⟨

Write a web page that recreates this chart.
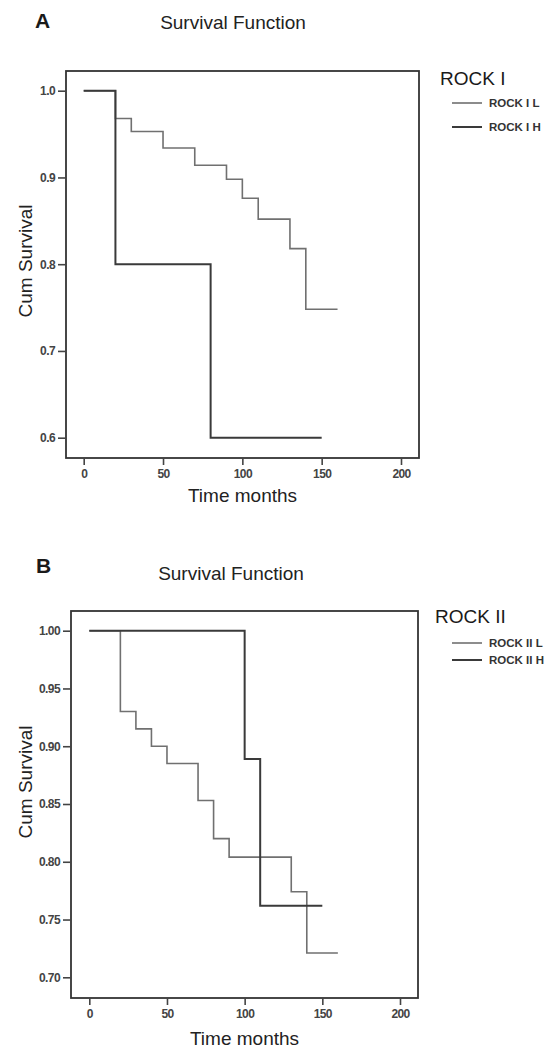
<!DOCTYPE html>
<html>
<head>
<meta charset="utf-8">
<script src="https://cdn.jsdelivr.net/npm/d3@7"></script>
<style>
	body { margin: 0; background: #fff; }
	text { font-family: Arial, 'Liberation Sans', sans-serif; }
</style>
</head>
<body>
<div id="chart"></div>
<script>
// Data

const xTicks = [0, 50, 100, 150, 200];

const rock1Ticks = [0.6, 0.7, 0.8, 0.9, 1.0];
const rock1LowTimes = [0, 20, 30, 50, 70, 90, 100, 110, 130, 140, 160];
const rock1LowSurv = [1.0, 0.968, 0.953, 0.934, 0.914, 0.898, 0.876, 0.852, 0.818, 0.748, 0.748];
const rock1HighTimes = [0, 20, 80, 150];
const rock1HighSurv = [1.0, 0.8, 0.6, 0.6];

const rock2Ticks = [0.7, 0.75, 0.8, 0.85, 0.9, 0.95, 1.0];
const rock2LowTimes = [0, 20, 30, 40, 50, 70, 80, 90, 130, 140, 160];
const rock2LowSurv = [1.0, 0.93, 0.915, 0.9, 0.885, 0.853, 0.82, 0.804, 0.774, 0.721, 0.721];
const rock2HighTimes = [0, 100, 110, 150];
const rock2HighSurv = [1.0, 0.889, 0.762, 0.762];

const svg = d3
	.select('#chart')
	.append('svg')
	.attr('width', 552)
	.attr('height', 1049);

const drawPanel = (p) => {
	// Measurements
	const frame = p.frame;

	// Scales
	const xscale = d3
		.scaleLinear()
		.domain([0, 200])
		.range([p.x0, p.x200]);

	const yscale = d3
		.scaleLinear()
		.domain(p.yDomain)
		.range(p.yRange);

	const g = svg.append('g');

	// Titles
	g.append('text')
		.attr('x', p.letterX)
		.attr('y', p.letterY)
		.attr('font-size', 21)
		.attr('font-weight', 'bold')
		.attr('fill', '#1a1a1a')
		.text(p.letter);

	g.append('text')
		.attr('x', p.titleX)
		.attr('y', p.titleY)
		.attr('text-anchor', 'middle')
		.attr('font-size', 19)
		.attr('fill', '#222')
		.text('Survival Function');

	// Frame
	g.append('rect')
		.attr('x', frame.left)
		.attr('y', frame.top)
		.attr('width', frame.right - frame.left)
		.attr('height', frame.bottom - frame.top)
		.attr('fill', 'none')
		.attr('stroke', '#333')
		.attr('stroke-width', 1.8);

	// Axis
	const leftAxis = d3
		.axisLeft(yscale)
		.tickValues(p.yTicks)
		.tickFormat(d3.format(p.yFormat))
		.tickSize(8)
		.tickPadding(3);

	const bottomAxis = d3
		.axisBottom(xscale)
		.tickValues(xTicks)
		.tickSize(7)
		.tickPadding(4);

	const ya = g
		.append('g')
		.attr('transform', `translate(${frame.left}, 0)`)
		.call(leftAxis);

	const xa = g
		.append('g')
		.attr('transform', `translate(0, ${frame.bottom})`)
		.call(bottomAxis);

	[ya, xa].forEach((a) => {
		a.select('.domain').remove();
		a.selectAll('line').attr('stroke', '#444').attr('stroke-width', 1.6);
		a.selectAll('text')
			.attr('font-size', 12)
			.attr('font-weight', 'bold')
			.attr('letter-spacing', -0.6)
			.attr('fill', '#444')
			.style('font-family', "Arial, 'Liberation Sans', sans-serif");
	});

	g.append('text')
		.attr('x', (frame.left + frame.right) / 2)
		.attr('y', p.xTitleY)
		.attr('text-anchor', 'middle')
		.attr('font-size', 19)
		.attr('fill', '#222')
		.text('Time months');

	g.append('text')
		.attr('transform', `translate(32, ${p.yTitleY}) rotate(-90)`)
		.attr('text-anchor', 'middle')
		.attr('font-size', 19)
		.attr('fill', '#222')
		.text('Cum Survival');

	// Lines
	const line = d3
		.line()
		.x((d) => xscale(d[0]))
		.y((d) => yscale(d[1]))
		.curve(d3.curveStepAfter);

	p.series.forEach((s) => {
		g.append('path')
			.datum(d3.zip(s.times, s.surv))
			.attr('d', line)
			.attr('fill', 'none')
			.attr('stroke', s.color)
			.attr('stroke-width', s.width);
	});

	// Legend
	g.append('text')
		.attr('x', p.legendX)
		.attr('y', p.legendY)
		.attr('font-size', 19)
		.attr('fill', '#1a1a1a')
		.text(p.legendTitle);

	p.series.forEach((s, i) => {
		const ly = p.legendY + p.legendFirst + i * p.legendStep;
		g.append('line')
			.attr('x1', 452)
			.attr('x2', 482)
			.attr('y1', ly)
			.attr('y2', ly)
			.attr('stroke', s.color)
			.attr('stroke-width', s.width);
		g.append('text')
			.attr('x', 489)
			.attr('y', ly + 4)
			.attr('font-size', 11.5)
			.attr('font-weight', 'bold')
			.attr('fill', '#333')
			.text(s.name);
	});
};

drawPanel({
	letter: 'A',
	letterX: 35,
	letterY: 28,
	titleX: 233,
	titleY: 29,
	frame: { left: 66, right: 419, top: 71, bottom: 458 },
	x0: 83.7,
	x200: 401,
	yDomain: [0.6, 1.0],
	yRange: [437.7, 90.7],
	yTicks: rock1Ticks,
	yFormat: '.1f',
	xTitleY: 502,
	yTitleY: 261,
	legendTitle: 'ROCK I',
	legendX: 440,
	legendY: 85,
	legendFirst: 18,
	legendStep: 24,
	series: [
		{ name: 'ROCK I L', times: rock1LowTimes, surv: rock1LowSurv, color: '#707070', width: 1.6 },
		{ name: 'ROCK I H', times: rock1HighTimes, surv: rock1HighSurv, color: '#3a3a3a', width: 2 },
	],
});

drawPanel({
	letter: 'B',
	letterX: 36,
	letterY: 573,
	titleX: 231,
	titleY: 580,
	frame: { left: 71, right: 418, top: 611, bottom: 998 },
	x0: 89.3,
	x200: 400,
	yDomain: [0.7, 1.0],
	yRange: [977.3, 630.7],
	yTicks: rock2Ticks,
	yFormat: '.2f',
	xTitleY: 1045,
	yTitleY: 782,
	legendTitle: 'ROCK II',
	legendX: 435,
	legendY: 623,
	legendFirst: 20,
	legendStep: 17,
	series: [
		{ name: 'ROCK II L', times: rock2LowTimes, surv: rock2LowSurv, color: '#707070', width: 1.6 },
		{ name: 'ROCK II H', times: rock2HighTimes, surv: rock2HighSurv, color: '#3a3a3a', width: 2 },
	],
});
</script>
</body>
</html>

⟩

> GIVEN EXERCISE: Replicate the material above verbatim; images stay out of the copy.

> SOLUTION FOR THIS TASK:
Write a web page that recreates this chart.
<!DOCTYPE html>
<html>
<head>
<meta charset="utf-8">
<script src="https://cdn.jsdelivr.net/npm/d3@7"></script>
<style>
	body { margin: 0; background: #fff; }
	text { font-family: Arial, 'Liberation Sans', sans-serif; }
</style>
</head>
<body>
<div id="chart"></div>
<script>
// Data

const xTicks = [0, 50, 100, 150, 200];

const rock1Ticks = [0.6, 0.7, 0.8, 0.9, 1.0];
const rock1LowTimes = [0, 20, 30, 50, 70, 90, 100, 110, 130, 140, 160];
const rock1LowSurv = [1.0, 0.968, 0.953, 0.934, 0.914, 0.898, 0.876, 0.852, 0.818, 0.748, 0.748];
const rock1HighTimes = [0, 20, 80, 150];
const rock1HighSurv = [1.0, 0.8, 0.6, 0.6];

const rock2Ticks = [0.7, 0.75, 0.8, 0.85, 0.9, 0.95, 1.0];
const rock2LowTimes = [0, 20, 30, 40, 50, 70, 80, 90, 130, 140, 160];
const rock2LowSurv = [1.0, 0.93, 0.915, 0.9, 0.885, 0.853, 0.82, 0.804, 0.774, 0.721, 0.721];
const rock2HighTimes = [0, 100, 110, 150];
const rock2HighSurv = [1.0, 0.889, 0.762, 0.762];

const svg = d3
	.select('#chart')
	.append('svg')
	.attr('width', 552)
	.attr('height', 1049);

const drawPanel = (p) => {
	// Measurements
	const frame = p.frame;

	// Scales
	const xscale = d3
		.scaleLinear()
		.domain([0, 200])
		.range([p.x0, p.x200]);

	const yscale = d3
		.scaleLinear()
		.domain(p.yDomain)
		.range(p.yRange);

	const g = svg.append('g');

	// Titles
	g.append('text')
		.attr('x', p.letterX)
		.attr('y', p.letterY)
		.attr('font-size', 21)
		.attr('font-weight', 'bold')
		.attr('fill', '#1a1a1a')
		.text(p.letter);

	g.append('text')
		.attr('x', p.titleX)
		.attr('y', p.titleY)
		.attr('text-anchor', 'middle')
		.attr('font-size', 19)
		.attr('fill', '#222')
		.text('Survival Function');

	// Frame
	g.append('rect')
		.attr('x', frame.left)
		.attr('y', frame.top)
		.attr('width', frame.right - frame.left)
		.attr('height', frame.bottom - frame.top)
		.attr('fill', 'none')
		.attr('stroke', '#333')
		.attr('stroke-width', 1.8);

	// Axis
	const leftAxis = d3
		.axisLeft(yscale)
		.tickValues(p.yTicks)
		.tickFormat(d3.format(p.yFormat))
		.tickSize(8)
		.tickPadding(3);

	const bottomAxis = d3
		.axisBottom(xscale)
		.tickValues(xTicks)
		.tickSize(7)
		.tickPadding(4);

	const ya = g
		.append('g')
		.attr('transform', `translate(${frame.left}, 0)`)
		.call(leftAxis);

	const xa = g
		.append('g')
		.attr('transform', `translate(0, ${frame.bottom})`)
		.call(bottomAxis);

	[ya, xa].forEach((a) => {
		a.select('.domain').remove();
		a.selectAll('line').attr('stroke', '#444').attr('stroke-width', 1.6);
		a.selectAll('text')
			.attr('font-size', 12)
			.attr('font-weight', 'bold')
			.attr('letter-spacing', -0.6)
			.attr('fill', '#444')
			.style('font-family', "Arial, 'Liberation Sans', sans-serif");
	});

	g.append('text')
		.attr('x', (frame.left + frame.right) / 2)
		.attr('y', p.xTitleY)
		.attr('text-anchor', 'middle')
		.attr('font-size', 19)
		.attr('fill', '#222')
		.text('Time months');

	g.append('text')
		.attr('transform', `translate(32, ${p.yTitleY}) rotate(-90)`)
		.attr('text-anchor', 'middle')
		.attr('font-size', 19)
		.attr('fill', '#222')
		.text('Cum Survival');

	// Lines
	const line = d3
		.line()
		.x((d) => xscale(d[0]))
		.y((d) => yscale(d[1]))
		.curve(d3.curveStepAfter);

	p.series.forEach((s) => {
		g.append('path')
			.datum(d3.zip(s.times, s.surv))
			.attr('d', line)
			.attr('fill', 'none')
			.attr('stroke', s.color)
			.attr('stroke-width', s.width);
	});

	// Legend
	g.append('text')
		.attr('x', p.legendX)
		.attr('y', p.legendY)
		.attr('font-size', 19)
		.attr('fill', '#1a1a1a')
		.text(p.legendTitle);

	p.series.forEach((s, i) => {
		const ly = p.legendY + p.legendFirst + i * p.legendStep;
		g.append('line')
			.attr('x1', 452)
			.attr('x2', 482)
			.attr('y1', ly)
			.attr('y2', ly)
			.attr('stroke', s.color)
			.attr('stroke-width', s.width);
		g.append('text')
			.attr('x', 489)
			.attr('y', ly + 4)
			.attr('font-size', 11.5)
			.attr('font-weight', 'bold')
			.attr('fill', '#333')
			.text(s.name);
	});
};

drawPanel({
	letter: 'A',
	letterX: 35,
	letterY: 28,
	titleX: 233,
	titleY: 29,
	frame: { left: 66, right: 419, top: 71, bottom: 458 },
	x0: 83.7,
	x200: 401,
	yDomain: [0.6, 1.0],
	yRange: [437.7, 90.7],
	yTicks: rock1Ticks,
	yFormat: '.1f',
	xTitleY: 502,
	yTitleY: 261,
	legendTitle: 'ROCK I',
	legendX: 440,
	legendY: 85,
	legendFirst: 18,
	legendStep: 24,
	series: [
		{ name: 'ROCK I L', times: rock1LowTimes, surv: rock1LowSurv, color: '#707070', width: 1.6 },
		{ name: 'ROCK I H', times: rock1HighTimes, surv: rock1HighSurv, color: '#3a3a3a', width: 2 },
	],
});

drawPanel({
	letter: 'B',
	letterX: 36,
	letterY: 573,
	titleX: 231,
	titleY: 580,
	frame: { left: 71, right: 418, top: 611, bottom: 998 },
	x0: 89.3,
	x200: 400,
	yDomain: [0.7, 1.0],
	yRange: [977.3, 630.7],
	yTicks: rock2Ticks,
	yFormat: '.2f',
	xTitleY: 1045,
	yTitleY: 782,
	legendTitle: 'ROCK II',
	legendX: 435,
	legendY: 623,
	legendFirst: 20,
	legendStep: 17,
	series: [
		{ name: 'ROCK II L', times: rock2LowTimes, surv: rock2LowSurv, color: '#707070', width: 1.6 },
		{ name: 'ROCK II H', times: rock2HighTimes, surv: rock2HighSurv, color: '#3a3a3a', width: 2 },
	],
});
</script>
</body>
</html>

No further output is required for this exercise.